Jak zauważył gość red. Pawła Chmielewskiego, wojna na Ukrainie rozpoczęła się nie kilkanaście dni temu, lecz w 2014 roku, gdy zaatakowane zostały okręgi donbaski i ługański. Jednak zachodnie elity nie dostrzegły wtedy w rosyjskim przywódcy agresywnego imperialisty, lecz „szczerego demokratę”. Także Polska nie wykorzystała odpowiednio czasu, który dzielił nas od tamtej napaści do dnia dzisiejszego. – Nie mieliśmy przez dekady dość daleko idących zmian instytucjonalnych, które uczyniłyby nasze państwo silniejszym. Nie rozwinęliśmy potencjału gospodarczego, który pozwoliłby już lata wcześniej sfinansować zbrojenia, a wpadaliśmy coraz bardziej w spiralę długu publicznego, który jest równie dużym zagrożeniem jak zagrożenia płynące z destabilizacji naszego kraju poprzez próby sforsowania jego granicy – wskazywał.
Ekonomista wskazał m.in. na tendencję do zadłużania państwa od instytucji spekulujących polską walutą. Dzisiaj, wobec drastycznie rosnącej inflacji powiększają się również koszty obsługi zobowiązań, co z pewnością odbije się na poziomie życia Polaków.
– Polskie państwo nie jest gotowe aby funkcjonować przy tak dynamicznym, rozwijającym się sektorze prywatnym. Jest natomiast, jak widać, państwem zacofanym pod wieloma względami. Nie potrafi świadczyć usług tak jak to jest w innych krajach po to, żeby przedsiębiorcy mogli się rozwijać. Dzisiaj w wielu obszarach przeszkadza w rozwoju gospodarczym – ocenił.

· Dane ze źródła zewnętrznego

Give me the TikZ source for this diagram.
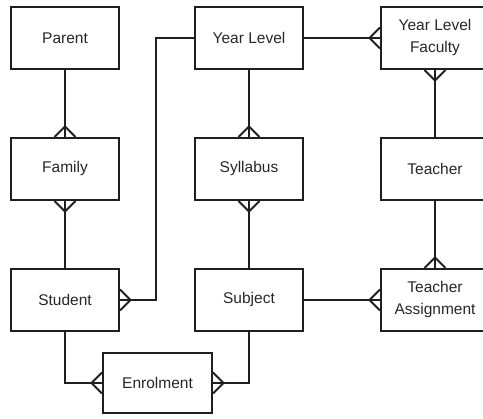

Jak powiedział Andrzej Sadowski, w obliczu rosnących cen tak kluczowych artykułów jak paliwa i żywność NBP i rząd powinny podjąć rozsądne działania zmierzające do przywrócenia wartości narodowej walucie, która dotychczas dzięki swej stabilności chroniła gospodarkę przed skutkami ataków spekulacyjnych.